As the coronavirus pandemic tore through the Midwest last month, the mayor of Dodge City, Kansas, voted for a mask mandate. On Tuesday, she resigned because of the threats she’s received since.
Dodge City Mayor Joyce Warshaw announced in a letter to city commissioners Tuesday that she would step down from the position, which she’s held since 2015, effective immediately. Warshaw, a retired elementary school principal, told the Dodge City Globe she believed that “during these times people are not acting as they normally would.”
“I think it’s best for me and the city that I love to remove myself from the commission at this time and from the mayorship so that the city can move forward and be the best that it can be, because I believe in the city,” Warshaw told the Globe. "I believe it is a wonderful place to live, work, play, and raise your children. I will always love Dodge City, and it will always be my home.”
Dodge City commissioners passed a mask mandate on November 16. At the time, one out of every 10 residents of Ford County, where Dodge City is the largest city, had contracted coronavirus, USA Today reported last week.

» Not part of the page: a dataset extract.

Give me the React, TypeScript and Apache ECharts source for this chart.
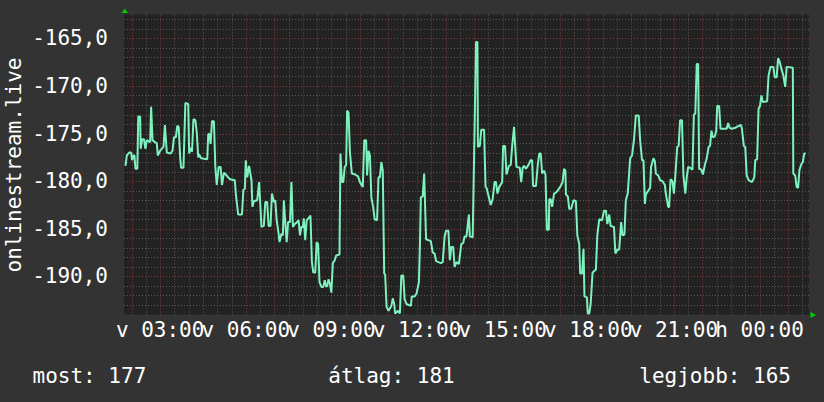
import React, { useEffect, useRef } from 'react';
import * as echarts from 'echarts';

// time axis: minutes since Sunday 00:00; the graph covers 24 h from 01:44
const START_MIN = 104;
const SPAN_MIN = 1440;

// minutes after START_MIN
const offsetMin = [
  3, 6, 11, 15, 17, 20, 22, 24, 28, 30, 34, 35, 38, 42, 45, 48, 55, 57, 60, 65,
  69, 71, 76, 83, 86, 90, 98, 102, 105, 109, 112, 115, 118, 120, 125, 129, 135, 137, 140, 143,
  146, 150, 153, 156, 158, 162, 175, 177, 179, 182, 185, 189, 192, 195, 199, 203, 206, 210, 214, 219,
  223, 233, 235, 240, 248, 251, 254, 256, 259, 263, 268, 270, 273, 280, 284, 289, 294, 297, 301, 304,
  308, 311, 315, 318, 321, 325, 327, 331, 334, 336, 339, 342, 345, 349, 352, 355, 359, 364, 367, 370,
  373, 376, 378, 381, 384, 388, 392, 395, 398, 402, 405, 408, 411, 415, 419, 422, 425, 427, 430, 433,
  436, 439, 443, 446, 453, 455, 458, 461, 464, 467, 469, 472, 475, 479, 486, 492, 496, 502, 505, 509,
  511, 514, 517, 520, 524, 527, 532, 535, 538, 541, 544, 547, 549, 552, 556, 562, 565, 568, 570, 576,
  580, 583, 587, 590, 594, 603, 605, 611, 615, 620, 622, 624, 628, 631, 632, 635, 645, 649, 653, 656,
  666, 670, 674, 677, 682, 685, 688, 692, 695, 699, 704, 709, 713, 716, 720, 725, 727, 733, 736, 740,
  743, 744, 748, 751, 757, 760, 762, 767, 771, 775, 779, 782, 785, 789, 795, 797, 801, 804, 809, 813,
  816, 820, 822, 825, 832, 835, 838, 841, 845, 849, 855, 858, 860, 866, 870, 873, 876, 879, 883, 886,
  889, 893, 894, 897, 900, 904, 908, 913, 918, 922, 925, 928, 929, 933, 936, 940, 945, 950, 953, 957,
  959, 963, 966, 967, 968, 973, 975, 978, 981, 985, 989, 992, 995, 999, 1005, 1009, 1013, 1016, 1020, 1023,
  1030, 1033, 1037, 1041, 1045, 1048, 1052, 1055, 1059, 1064, 1068, 1072, 1076, 1082, 1085, 1089, 1092, 1095, 1097, 1102,
  1106, 1108, 1113, 1116, 1118, 1123, 1127, 1132, 1137, 1139, 1144, 1146, 1149, 1153, 1156, 1159, 1163, 1166, 1169, 1173,
  1176, 1180, 1183, 1186, 1190, 1195, 1198, 1201, 1204, 1207, 1209, 1214, 1217, 1221, 1225, 1229, 1232, 1235, 1238, 1242,
  1245, 1247, 1251, 1254, 1267, 1270, 1273, 1278, 1285, 1292, 1297, 1299, 1303, 1306, 1309, 1313, 1320, 1325, 1327, 1331,
  1334, 1337, 1340, 1343, 1352, 1355, 1359, 1365, 1368, 1372, 1375, 1378, 1381, 1386, 1390, 1393, 1406, 1407, 1411, 1414,
  1417, 1420, 1424, 1427, 1430, 1433,
];

const values = [
  -178.4, -177.3, -177.0, -177.0, -177.8, -177.3, -177.3, -178.7, -178.7, -173.2, -173.2, -176.6, -175.6, -175.6, -176.6, -175.7, -175.9, -172.2, -175.7, -175.9,
  -176.0, -177.3, -176.8, -176.4, -174.1, -177.0, -177.1, -176.8, -175.4, -175.4, -174.2, -174.3, -177.5, -178.6, -178.6, -171.8, -171.9, -177.1, -176.5, -176.9,
  -173.5, -173.6, -174.9, -177.5, -177.2, -177.6, -177.7, -175.1, -175.0, -176.1, -173.7, -173.7, -178.5, -180.4, -178.5, -178.5, -180.4, -179.1, -179.3, -179.6,
  -179.8, -179.9, -181.3, -183.5, -183.5, -180.9, -180.8, -177.8, -179.6, -178.4, -179.9, -182.7, -182.1, -182.0, -180.1, -184.8, -184.7, -182.2, -182.2, -184.7,
  -184.7, -181.3, -182.2, -182.0, -184.1, -185.5, -186.4, -185.5, -185.7, -182.0, -184.3, -186.4, -184.3, -184.3, -180.1, -184.8, -184.5, -184.3, -184.1, -185.7,
  -184.8, -184.8, -183.9, -186.2, -184.1, -183.9, -183.6, -188.5, -189.6, -189.6, -186.4, -186.6, -190.6, -191.1, -191.1, -190.4, -191.1, -191.0, -190.3, -190.8,
  -191.7, -188.6, -188.3, -187.8, -187.7, -177.1, -180.1, -180.1, -178.5, -178.3, -172.6, -172.8, -177.0, -179.2, -179.3, -179.5, -180.1, -180.6, -175.7, -175.7,
  -179.4, -176.8, -177.3, -181.7, -182.8, -184.0, -184.1, -179.6, -179.6, -178.0, -178.9, -189.7, -189.8, -193.2, -193.6, -193.1, -192.3, -192.9, -193.9, -193.6,
  -193.9, -189.9, -189.9, -192.4, -192.9, -193.1, -192.1, -192.1, -191.8, -190.6, -186.9, -181.7, -181.6, -179.2, -179.2, -186.1, -186.3, -187.5, -187.6, -188.4,
  -188.6, -188.5, -185.8, -185.2, -185.2, -188.3, -186.9, -186.9, -189.0, -188.5, -188.7, -186.6, -186.5, -185.8, -185.8, -183.5, -185.8, -185.9, -177.3, -165.4,
  -165.4, -176.4, -176.3, -174.6, -174.6, -180.6, -180.7, -181.7, -182.5, -181.9, -180.1, -180.1, -181.3, -180.6, -180.1, -176.3, -176.3, -179.3, -178.4, -178.3,
  -176.3, -174.3, -176.0, -178.5, -178.6, -180.1, -178.6, -178.4, -178.7, -178.4, -177.8, -177.8, -180.5, -180.5, -178.2, -177.1, -177.1, -179.2, -178.9, -179.3,
  -185.1, -185.1, -181.9, -181.9, -182.7, -181.3, -181.2, -180.9, -180.5, -180.1, -178.7, -178.9, -181.4, -181.6, -182.9, -182.9, -182.0, -182.1, -185.7, -186.6,
  -189.7, -189.7, -187.1, -187.1, -192.1, -192.2, -193.9, -193.9, -192.9, -189.6, -189.4, -189.3, -185.7, -184.0, -184.1, -183.1, -183.1, -184.5, -183.5, -184.7,
  -184.8, -187.6, -187.2, -187.2, -184.3, -185.7, -185.6, -182.0, -181.3, -177.6, -177.3, -175.7, -173.1, -173.1, -175.7, -177.8, -177.8, -182.4, -181.4, -181.0,
  -180.7, -178.5, -177.6, -177.9, -179.2, -179.4, -179.9, -180.0, -180.4, -181.3, -182.7, -182.7, -179.8, -180.0, -181.3, -179.4, -176.4, -176.3, -173.6, -173.6,
  -179.4, -181.3, -179.6, -178.5, -178.6, -178.8, -173.0, -172.9, -167.7, -167.7, -178.7, -178.8, -179.3, -178.3, -177.6, -176.4, -176.3, -174.7, -175.4, -175.3,
  -174.7, -172.1, -172.1, -174.5, -174.5, -173.9, -174.4, -174.5, -174.4, -174.2, -174.1, -174.5, -176.3, -176.4, -179.4, -179.9, -180.1, -179.6, -177.8, -177.7,
  -172.4, -172.1, -171.0, -171.7, -171.6, -168.9, -168.0, -168.0, -169.1, -169.1, -167.1, -167.4, -168.0, -168.9, -170.1, -168.0, -168.1, -179.2, -179.4, -180.6,
  -180.7, -178.8, -178.2, -178.0, -177.1, -177.1,
];

const Y_MIN = -194;
const Y_MAX = -162.5;
// x labels every 3 h, split in two alternating sets so none overlaps its neighbour
const xLabelTimesA = [180, 540, 900, 1260];
const xLabelTimesB = [360, 720, 1080, 1440];
const dayPrefix = ['v', 'h'];
const yAxisTitle = 'onlinestream.live';
const legendLabels = ['most', 'átlag', 'legjobb'];
const legendValues = [177, 181, 165];

const FONT = "'DejaVu Sans Mono', monospace";
const BG = '#333333';
const CANVAS = '#222222';
const GRID_MINOR = '#5a5a5a';
const GRID_MAJOR = '#823a3a';
const LINE = '#7ef2be';
const ARROW = '#00cc00';
const TEXT = '#ffffff';

const pad2 = (n: number) => String(n).padStart(2, '0');
const fmtTime = (m: number) => {
  const d = Math.floor(m / 1440);
  const mm = ((m % 1440) + 1440) % 1440;
  return `${dayPrefix[d] ?? ''} ${pad2(Math.floor(mm / 60))}:${pad2(Math.round(mm % 60))}`;
};

export default function App() {
  const ref = useRef<HTMLDivElement>(null);
  useEffect(() => {
    if (!ref.current) return;
    const chart = echarts.init(ref.current, null, { renderer: 'svg' });
    const xMin = START_MIN;
    const xMax = START_MIN + SPAN_MIN;

    const vGrid: number[][] = [];
    for (let m = Math.ceil(xMin / 30) * 30; m < xMax; m += 30) {
      vGrid.push([m, Y_MIN, m % 60 === 0 ? 1 : 0]);
    }
    const hGrid: number[][] = [];
    for (let v = Math.ceil(Y_MIN) + 1; v < Y_MAX; v += 1) {
      hGrid.push([xMin, v, v % 5 === 0 ? 1 : 0]);
    }

    const lineData = offsetMin.map((o, i) => [START_MIN + o, values[i]]);

    const textStyle = (text: string, align: string, x: number, y: number, rotation = 0) => ({
      type: 'text',
      x,
      y,
      rotation,
      silent: true,
      style: {
        text,
        fill: TEXT,
        font: `21px ${FONT}`,
        align,
        verticalAlign: 'middle',
        textAlign: align,
        textVerticalAlign: 'middle',
      },
    });

    const xAxisFor = (labels: number[]) => ({
      type: 'value',
      min: xMin,
      max: xMax,
      position: 'bottom',
      offset: 0,
      axisLine: { show: false },
      axisTick: { show: false },
      splitLine: { show: false },
      axisLabel: {
        customValues: labels,
        formatter: (v: number) => fmtTime(v),
        color: TEXT,
        fontFamily: FONT,
        fontSize: 21,
        margin: 5,
        hideOverlap: false,
        showMinLabel: true,
        showMaxLabel: true,
      },
    });

    chart.setOption({
      animation: false,
      backgroundColor: BG,
      grid: {
        left: 124,
        top: 14.5,
        width: 685,
        height: 300,
        show: true,
        backgroundColor: CANVAS,
        borderWidth: 0,
        containLabel: false,
        outerBoundsMode: 'none',
      },
      xAxis: [xAxisFor(xLabelTimesA), xAxisFor(xLabelTimesB)],
      yAxis: {
        type: 'value',
        min: Y_MIN,
        max: Y_MAX,
        interval: 1,
        axisLine: { show: false },
        axisTick: { show: false },
        splitLine: { show: false },
        axisLabel: {
          formatter: (v: number) =>
            Number.isInteger(v) && v % 5 === 0 ? v.toFixed(1).replace('.', ',') : '',
          color: TEXT,
          fontFamily: FONT,
          fontSize: 21,
          margin: 16,
          showMinLabel: true,
          showMaxLabel: true,
        },
      },
      series: [
        {
          type: 'custom',
          silent: true,
          z: 1,
          xAxisIndex: 0,
          data: vGrid,
          renderItem: (params: any, api: any) => {
            const p = api.coord([api.value(0), Y_MIN]);
            const cs = params.coordSys;
            const x = Math.round(p[0]) + 0.5;
            return {
              type: 'line',
              shape: { x1: x, y1: cs.y, x2: x, y2: cs.y + cs.height + 2 },
              style: { stroke: api.value(2) ? GRID_MAJOR : GRID_MINOR, lineWidth: 1, lineDash: [1, 2] },
            };
          },
        },
        {
          type: 'custom',
          silent: true,
          z: 1,
          xAxisIndex: 0,
          data: hGrid,
          renderItem: (params: any, api: any) => {
            const p = api.coord([xMin, api.value(1)]);
            const cs = params.coordSys;
            const y = Math.round(p[1]) + 0.5;
            return {
              type: 'line',
              shape: { x1: cs.x, y1: y, x2: cs.x + cs.width, y2: y },
              style: { stroke: api.value(2) ? GRID_MAJOR : GRID_MINOR, lineWidth: 1, lineDash: [1, 2] },
            };
          },
        },
        {
          type: 'line',
          z: 5,
          xAxisIndex: 0,
          data: lineData,
          showSymbol: false,
          symbol: 'none',
          lineStyle: { color: LINE, width: 2 },
          clip: true,
        },
      ],
      graphic: [
        textStyle(yAxisTitle, 'center', 14, 165, Math.PI / 2),
        textStyle(`${legendLabels[0]}: ${legendValues[0]}`, 'left', 32.5, 376),
        textStyle(`${legendLabels[1]}: ${legendValues[1]}`, 'center', 391.5, 376),
        textStyle(`${legendLabels[2]}: ${legendValues[2]}`, 'right', 791, 376),
        {
          type: 'polygon',
          silent: true,
          shape: { points: [[121.5, 13], [128, 13], [124.75, 8.5]] },
          style: { fill: ARROW },
        },
        {
          type: 'polygon',
          silent: true,
          shape: { points: [[810.5, 312], [810.5, 318], [816, 315]] },
          style: { fill: ARROW },
        },
      ],
    });
    return () => chart.dispose();
  }, []);
  return (
    <div
      ref={ref}
      style={{ position: 'absolute', left: 0, top: 0, width: 824, height: 402 }}
    />
  );
}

Nearly 5,000 people in Ford County, or more than one in eight residents, have tested positive, according to the New York Times’ COVID-19 tracker.
Warshaw’s daughter had contracted the virus, and her aunt died, USA Today reported. “We just felt like we had to do something so everybody was aware of how important it was for everybody to be responsible for each other’s health and well-being," Warshaw told USA Today at the time. Few residents reportedly adhered to the restrictions, however, and the mandate wasn’t enforced.
After the USA Today article was published, however, Warshaw began receiving threats telling her to burn in hell and get murdered, according to the Washington Post. “We’re coming for you,” one message said. Dodge City’s police chief told the paper that police are “looking into the substance of the communication to determine an appropriate course of action.”
Warshaw’s resignation comes during a year of increased threats against public officials over pandemic restrictions and other issues. In October, 13 men were arrested by the FBI in Michigan for allegedly plotting to kidnap Gov. Gretchen Whitmer. More than 180 public health administrators and leaders in 38 states have resigned, retired, or been fired since April 1, the Associated Press and Kaiser Health News reported this week.
“They were loud, and they were aggressive, and they frightened me and my family,” Warshaw told the Post of the threats. “There’s a strong part of me that wants to say they are only words. But people are angry right now, and I don’t know that for sure.”